In a new study, researchers found “social host” laws that hold adults responsible for underage drinking on their property have reduced the number of teenage weekend drinking parties.

Over the years, a variety of such laws have been enacted in many U.S. states and local communities, but prior research has been mixed as to whether they actually keep kids from drinking.

In the new study, found in the Journal of Studies on Alcohol and Drugs, investigators focused on 50 communities in California, half of which had social host laws. California as a state has no law on the books, but local governments are free to devise their own.

The researchers found that teenagers were less likely to report drinking at parties when they lived in communities with particularly strong social host laws.

However, the findings indicate a correlation and not necessarily a direct effect of the laws, said lead researcher Mallie J. Paschall, Ph.D., a senior research scientist at the Prevention Research Center in Oakland.

“These findings are preliminary. We can’t say that social host laws definitely prevent kids from drinking at parties,” Paschall said.

Still, the results are encouraging, according to Paschall.

“Most kids get alcohol from social sources, not commercial ones,” he pointed out. So, in theory, laws aimed at those social sources — in this case, parents or other adults of legal drinking age — should help reduce underage drinking.

“It does look like there is less-frequent drinking among teenagers in cities with stringent social host laws, even when other city and youth characteristics that are related to underage drinking are controlled for,” Paschall said. “So these laws might be an effective strategy for reducing hazardous drinking.”

“Strong” social host laws have some key provisions, according to Paschall:

  • They specifically target underage drinking;
  • There is a civil penalty (such as a hefty fine) that is swiftly administered;
  • Property owners are held responsible, even if they claim they didn’t know about the underage drinking.

Paschall acknowledges that the laws are often controversial. Further, in some communities, police do not enforce the laws, sometimes because there is little support for the policies from the public or the local prosecutor’s office.

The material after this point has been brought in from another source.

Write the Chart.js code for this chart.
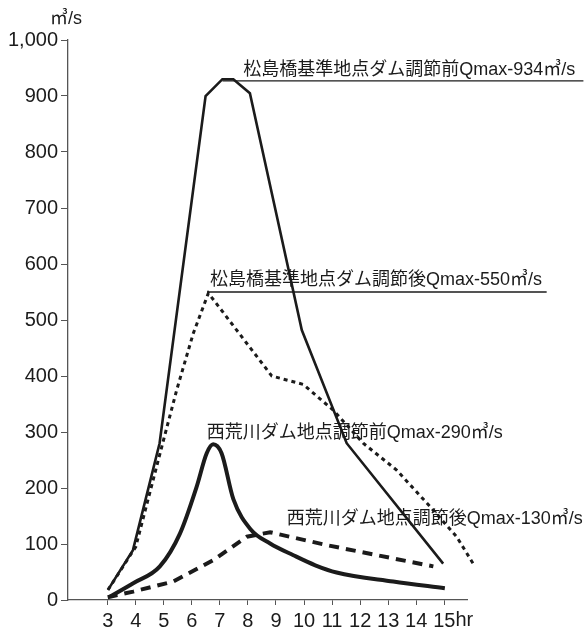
<!DOCTYPE html>
<html>
<head>
<meta charset="utf-8">
<script src="https://cdn.jsdelivr.net/npm/chart.js@4/dist/chart.umd.min.js"></script>
<style>
  html, body { margin: 0; padding: 0; background: #fff; }
  #wrap { width: 587px; height: 628px; position: relative; }
</style>
</head>
<body>
<div id="wrap"><canvas id="flowChart"></canvas></div>
<script>
// hours on x axis, flow (m3/s) on y axis
const X_TICKS = [3, 4, 5, 6, 7, 8, 9, 10, 11, 12, 13, 14, 15];

// 松島橋基準地点 ダム調節前 (thin solid)
const MATSU_BEFORE_HR = [3.01, 3.9, 4.85, 6.49, 7.09, 7.48, 8.07, 9.92, 11.52, 14.96];
const MATSU_BEFORE_Q = [18, 89, 280, 900, 930, 930, 905, 482, 280, 65];

// 松島橋基準地点 ダム調節後 (dotted)
const MATSU_AFTER_HR = [3.01, 4.0, 4.93, 5.46, 6.05, 6.59, 8.85, 9.97, 11.04, 12.11, 13.3, 14.49, 15.44, 16.03];
const MATSU_AFTER_Q = [18, 95, 274, 375, 476, 548, 400, 385, 339, 280, 232, 167, 113, 65];

// 西荒川ダム地点 調節前 (thick solid)
const NISHI_BEFORE_HR = [3.08, 3.91, 4.86, 5.58, 6.17, 6.53, 6.76, 7.06, 7.48, 8.1, 8.79, 9.62, 10.4, 11.16, 13.18, 15.02];
const NISHI_BEFORE_Q = [6, 30, 60, 119, 202, 262, 278, 262, 180, 126, 101, 80, 62, 49, 33, 21];

// 西荒川ダム地点 調節後 (thick dashed)
const NISHI_AFTER_HR = [3.0, 3.91, 5.34, 6.76, 7.96, 8.79, 10.81, 14.61];
const NISHI_AFTER_Q = [5, 15, 33, 71, 113, 121, 98, 60];

const INK = '#1b1b1b';
const TICK_FONT = { family: '"Liberation Sans", Arial, sans-serif', size: 20 };
const NOTE_FONT = '18px "Liberation Sans", "Noto Sans CJK JP", sans-serif';

// callouts, placed in data units
const NOTES = [
  { text: '松島橋基準地点ダム調節前Qmax-934㎥/s', x: 7.83, y: 946, line: { from: 7.09, to: 19.96, y: 927 } },
  { text: '松島橋基準地点ダム調節後Qmax-550㎥/s', x: 6.65, y: 571, line: { from: 6.54, to: 18.65, y: 550 } },
  { text: '西荒川ダム地点調節前Qmax-290㎥/s', x: 6.53, y: 298 },
  { text: '西荒川ダム地点調節後Qmax-130㎥/s', x: 9.38, y: 144 }
];

function toPoints(xs, ys) {
  return xs.map((x, i) => ({ x: x, y: ys[i] }));
}

const notesPlugin = {
  id: 'notes',
  afterDatasetsDraw(chart) {
    const ctx = chart.ctx;
    const xs = chart.scales.x;
    const ys = chart.scales.y;
    ctx.save();
    ctx.fillStyle = INK;
    ctx.strokeStyle = INK;
    ctx.font = NOTE_FONT;
    ctx.textBaseline = 'middle';
    ctx.textAlign = 'left';
    NOTES.forEach(n => {
      ctx.fillText(n.text, xs.getPixelForValue(n.x), ys.getPixelForValue(n.y));
      if (n.line) {
        const yy = ys.getPixelForValue(n.line.y);
        ctx.lineWidth = 1.3;
        ctx.beginPath();
        ctx.moveTo(xs.getPixelForValue(n.line.from), yy);
        ctx.lineTo(xs.getPixelForValue(n.line.to), yy);
        ctx.stroke();
      }
    });

    // unit over the y axis
    ctx.fillText('㎥/s', 50, 19);

    // "hr" after the last hour label
    ctx.font = TICK_FONT.size + 'px ' + TICK_FONT.family;
    const last = X_TICKS[X_TICKS.length - 1];
    const w = ctx.measureText(String(last)).width;
    ctx.fillText('hr', xs.getPixelForValue(last) + w / 2, 620);
    ctx.restore();
  }
};

new Chart(document.getElementById('flowChart'), {
  type: 'line',
  data: {
    datasets: [
      {
        label: '松島橋基準地点ダム調節前',
        data: toPoints(MATSU_BEFORE_HR, MATSU_BEFORE_Q),
        borderColor: INK,
        borderWidth: 2.6,
        pointRadius: 0,
        clip: false
      },
      {
        label: '松島橋基準地点ダム調節後',
        data: toPoints(MATSU_AFTER_HR, MATSU_AFTER_Q),
        borderColor: INK,
        borderWidth: 3,
        borderDash: [4, 4],
        pointRadius: 0,
        clip: false
      },
      {
        label: '西荒川ダム地点調節前',
        data: toPoints(NISHI_BEFORE_HR, NISHI_BEFORE_Q),
        borderColor: INK,
        borderWidth: 4,
        cubicInterpolationMode: 'monotone',
        pointRadius: 0,
        clip: false
      },
      {
        label: '西荒川ダム地点調節後',
        data: toPoints(NISHI_AFTER_HR, NISHI_AFTER_Q),
        borderColor: INK,
        borderWidth: 4,
        borderDash: [10, 7],
        pointRadius: 0,
        clip: false
      }
    ]
  },
  options: {
    responsive: true,
    maintainAspectRatio: false,
    animation: false,
    layout: { padding: { top: 40, right: 120, bottom: 0, left: 0 } },
    plugins: {
      legend: { display: false },
      tooltip: { enabled: false }
    },
    scales: {
      x: {
        type: 'linear',
        min: 1.585,
        max: 15.81,
        afterBuildTicks: axis => { axis.ticks = X_TICKS.map(v => ({ value: v })); },
        afterFit: scale => { scale.height = 28; },
        border: { color: '#555', width: 1.3 },
        grid: { drawOnChartArea: false, drawTicks: true, tickLength: 5, color: '#555' },
        ticks: {
          autoSkip: false,
          maxRotation: 0,
          padding: 4,
          color: INK,
          font: TICK_FONT,
          callback: v => String(v)
        }
      },
      y: {
        min: 0,
        max: 1000,
        afterFit: scale => { scale.width = 68; },
        border: { color: '#555', width: 1.3 },
        grid: { drawOnChartArea: false, drawTicks: true, tickLength: 7, color: '#555' },
        ticks: {
          stepSize: 100,
          padding: 3,
          color: INK,
          font: TICK_FONT,
          callback: v => v.toLocaleString('en-US')
        }
      }
    }
  },
  plugins: [notesPlugin]
});
</script>
</body>
</html>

Enforcement is necessary for the laws to work although public knowledge of the laws may be a greater force to restrain underage drinking.

“If adults don’t know they could be held responsible for underage drinking, the policies won’t be much of a deterrent,” said Paschall.

In future studies, the researchers plan to look at rates of teen drinking before and after the passage of social host laws to get a better idea of whether the policies themselves have an impact.

Paschall said it will also be important to see whether the laws reduce problems related to teen drinking, including drunk driving.